23Pour revenir à la question de la satire, notons que la lecture de la nouvelle de Le Guin déclenche souvent le rire, à l’instar de la pièce de Shakespeare. Ne se pourrait-il pas que le sentiment du comique découle des perceptions équivoques conceptualisées par Viveiros de Castro ? Dans son article « Humour » pour l’Encyclopædia Britannica, le philosophe Arthur Koestler attribue ce phénomène à ce qu’il appelle la « bisociation », c’est-à-dire « la perception d’une situation selon deux cadres de référence ou contextes associatifs qui sont à la fois cohérents et mutuellement incompatibles » (Pollock, 2001, p. 86). Or, cette formulation n’est qu’une retranscription d’une des lois du comique énumérées par Henri Bergson dans Le Rire : « une situation est toujours comique quand elle appartient en même temps à deux séries d’événements absolument indépendantes, et qu’elle peut s’interpréter à la fois dans deux sens tout différents » (Bergson, 2004, p. 97). Titania voit en Bottom la somme de toutes les perfections. Lorsque l’âne braie, elle entend un chant exquis ; lorsqu’il débite des platitudes, elle le loue pour sa sagesse (III, 1, v. 142). C’est ce décalage même entre ce qu’elle voit et entend et ce que nous autres spectateurs voyons et entendons qui génère notre rire. Mais si, comme le prétend Bergson, l’humour est une catégorie de la satire, alors la satire zoomorphique orchestrée par Shakespeare risque fort de retourner le rire à l’envoyeur. La reine des fées voit de la même façon que nous un être différent de ce que nous voyons. Au rire censeur substituons le rire perspectiviste et les délices de l’équivoque.
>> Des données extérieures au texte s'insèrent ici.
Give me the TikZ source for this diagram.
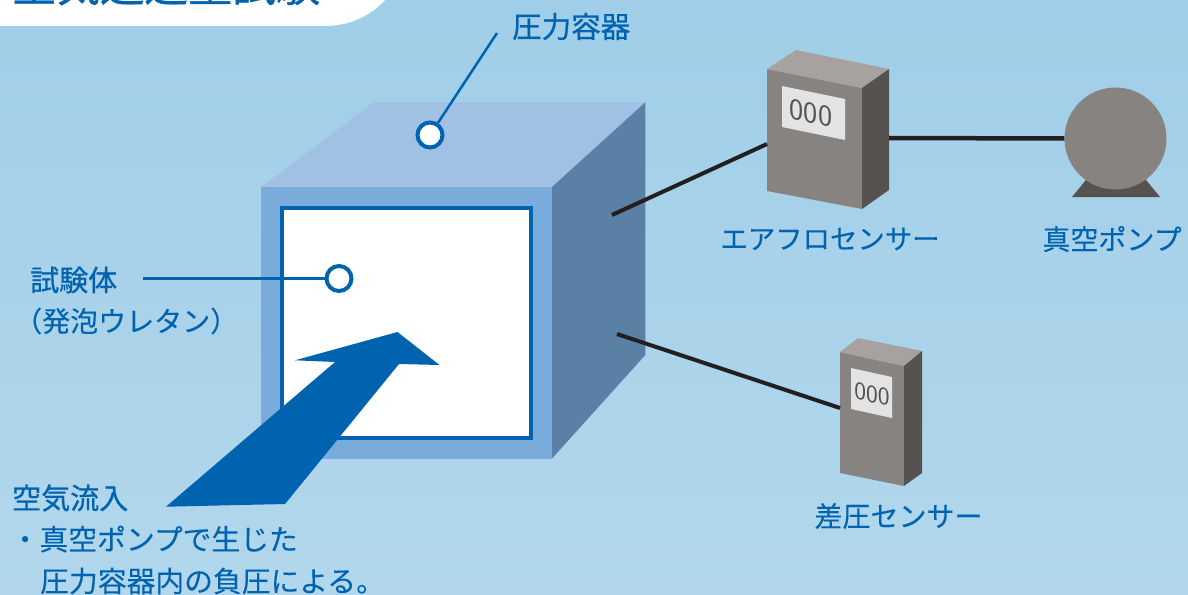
\documentclass[tikz,border=0pt]{standalone}
\usepackage{fontspec}
\setmainfont{Noto Sans CJK JP}
\newfontfamily\headfont[FakeBold=0.7]{Noto Sans CJK JP}
\newfontfamily\thinfont[FakeBold=0.15]{Noto Sans CJK JP}
\usetikzlibrary{positioning}
\definecolor{skytop}{HTML}{A0CEE8}
\definecolor{skybot}{HTML}{B2D7EC}
\definecolor{inkblue}{HTML}{0063B0}
\definecolor{boxgray}{HTML}{878381}
\definecolor{boxtop}{HTML}{A7A29F}
\definecolor{boxside}{HTML}{55524F}
\definecolor{panelgray}{HTML}{E4E3E4}
\definecolor{wirecol}{HTML}{231F20}
\definecolor{cubetop}{HTML}{A0C0E4}
\definecolor{cubeside}{HTML}{5A80A6}
\definecolor{cubefront}{HTML}{7AACDB}
\tikzset{
  label text/.style={text=inkblue,font=\thinfont\fontsize{28}{32}\selectfont,inner sep=0pt},
  head text/.style={text=inkblue,font=\headfont\fontsize{29}{32}\selectfont,inner sep=0pt},
  note text/.style={text=inkblue,font=\thinfont\fontsize{28.8}{32}\selectfont,inner sep=0pt},
  lead/.style={draw=inkblue,line width=2.5pt},
  ring/.style={circle,draw=inkblue,fill=white,line width=4pt,minimum size=25pt,inner sep=0pt},
  wire/.style={draw=wirecol,line width=4pt},
  digits/.style={text=boxside,font=\fontfamily{lmss}\fontsize{30}{30}\selectfont,inner sep=0pt,yslant=-0.2}
}
\begin{document}
\begin{tikzpicture}[x=1pt,y=-1pt]
  \useasboundingbox (0,0) rectangle (1188,594);
  \clip (0,0) rectangle (1188,594);
  \fill[top color=skytop,bottom color=skybot] (0,0) rectangle (1188,594);
  % title tab
  \fill[white] (0,0) -- (0,26) -- (325,26) .. controls (352,26) and (372,14) .. (385,0) -- cycle;
  \node[text=inkblue,inner sep=0pt,anchor=base west,font=\headfont\fontsize{44}{44}\selectfont] (title) at (12,1.5) {空気通過量試験};
  % vessel
  \fill[cubetop] (261,187) -- (373.5,102.3) -- (645.3,102.3) -- (552,187) -- cycle;
  \fill[cubeside] (552,187) -- (645.3,102.3) -- (645.3,355) -- (552,458.5) -- cycle;
  \fill[cubefront] (261,187) rectangle (552,458.5);
  \draw[draw=inkblue,fill=white,line width=4pt] (281.5,207.7) rectangle (530.7,438);
  % arrow
  \fill[inkblue] (166,506.7) -- (335,362) -- (295,360.3) -- (397.5,332) -- (439.5,365) -- (399,364) -- (285,504) -- cycle;
  % vessel labels
  \node[head text,anchor=west,font=\headfont\fontsize{29.5}{32}\selectfont] (vessellabel) at (512,26.5) {圧力容器};
  \node[ring] (topring) at (430,135) {};
  \coordinate (topend) at (497,33);
  \draw[lead] (topring) -- (topend);
  \node[head text,anchor=west] (bodylabel) at (30,280) {試験体};
  \node[label text,anchor=west] (bodysub) at (14,321) {（発泡ウレタン）};
  \node[ring] (bodyring) at (339,278.5) {};
  \coordinate (bodyend) at (143,278.5);
  \draw[lead] (bodyend) -- (bodyring);
  % air flow sensor
  \fill[boxgray] (767,69) -- (862,88) -- (862,209) -- (767,191) -- cycle;
  \fill[boxtop] (767,69) -- (796,50) -- (889,69) -- (862,88) -- cycle;
  \fill[boxside] (862,88) -- (889,69) -- (889,190) -- (862,209) -- cycle;
  \fill[panelgray] (782,86) -- (845,99) -- (845,140) -- (782,127) -- cycle;
  \node[digits] (flowdigits) at (811,113) {000};
  \node[label text,anchor=center,font=\thinfont\fontsize{27.4}{32}\selectfont] (flowlabel) at (830,239) {エアフロセンサー};
  % pump
  \fill[boxside] (1072,197) -- (1090,175) -- (1142,175) -- (1160,197) -- cycle;
  \node[circle,fill=boxgray,minimum size=102pt,inner sep=0pt] (pump) at (1115.5,138.5) {};
  \node[label text,anchor=center] (pumplabel) at (1112,239) {真空ポンプ};
  % pressure sensor
  \fill[boxgray] (840,352) -- (904,366) -- (904,486) -- (840,473) -- cycle;
  \fill[boxtop] (840,352) -- (858,338) -- (922,351) -- (904,366) -- cycle;
  \fill[boxside] (904,366) -- (922,351) -- (922,473) -- (904,486) -- cycle;
  \fill[panelgray] (851,368) -- (892,377) -- (892,418) -- (851,409) -- cycle;
  \node[digits,font=\fontfamily{lmss}\fontsize{25}{25}\selectfont] (diffdigits) at (872,394) {000};
  \node[label text,anchor=center] (difflabel) at (898.5,516) {差圧センサー};
  % wires
  \coordinate (flowport) at (612,215);
  \coordinate (flowside) at (767,144);
  \coordinate (flowout) at (889,138);
  \coordinate (diffport) at (617,334);
  \coordinate (diffside) at (840,408);
  \draw[wire] (flowport) -- (flowside);
  \draw[wire,line width=4.5pt] (flowout) -- (pump.west);
  \draw[wire] (diffport) -- (diffside);
  % air note
  \node[head text,anchor=west] (airhead) at (12,498) {空気流入};
  \node[note text,anchor=west] (airline) at (10.5,539) {・真空ポンプで生じた};
  \node[note text,anchor=west] (airlinetwo) at (40,581) {圧力容器内の負圧による。};
\end{tikzpicture}
\end{document}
24Le christ onocéphale partage cette ambivalence, à la fois objet de dérision et sujet de vénération (selon son point de vue) ; de même Bottom, qui fait les frais du charivari orchestré par Puck. Sa suffisance et sa bêtise (seuls les hommes peuvent être « bêtes ») sont amplifiées et démontrées par sa transformation en un âne. Mais Bottom n’est pas seulement en butte à la moquerie ; sa métamorphose le dote de puissances nouvelles qui lui permettent de découvrir un milieu (féerique) dont nous autres êtres humains ne soupçonnons même pas l’existence. La comédie déborde la visée critique de la satire ; elle nous fait entrer dans un monde carnavalesque, « prépostère », à l’inverse du nôtre, pour célébrer les prestiges de l’amour, sentiment comique s’il en est. L’allusion implicite au dieu de l’amour, Jésus-Christ sous son aspect asinien, participe de cette célébration espiègle et bienveillante de la folie amoureuse. Car si la satire zoomorphe souligne le caractère labile, éminemment interchangeable, de l’objet du désir, il n’empêche que le devenir-âne (réel ou métaphorique) reste une étape nécessaire pour s’initier aux mystères de l’amour.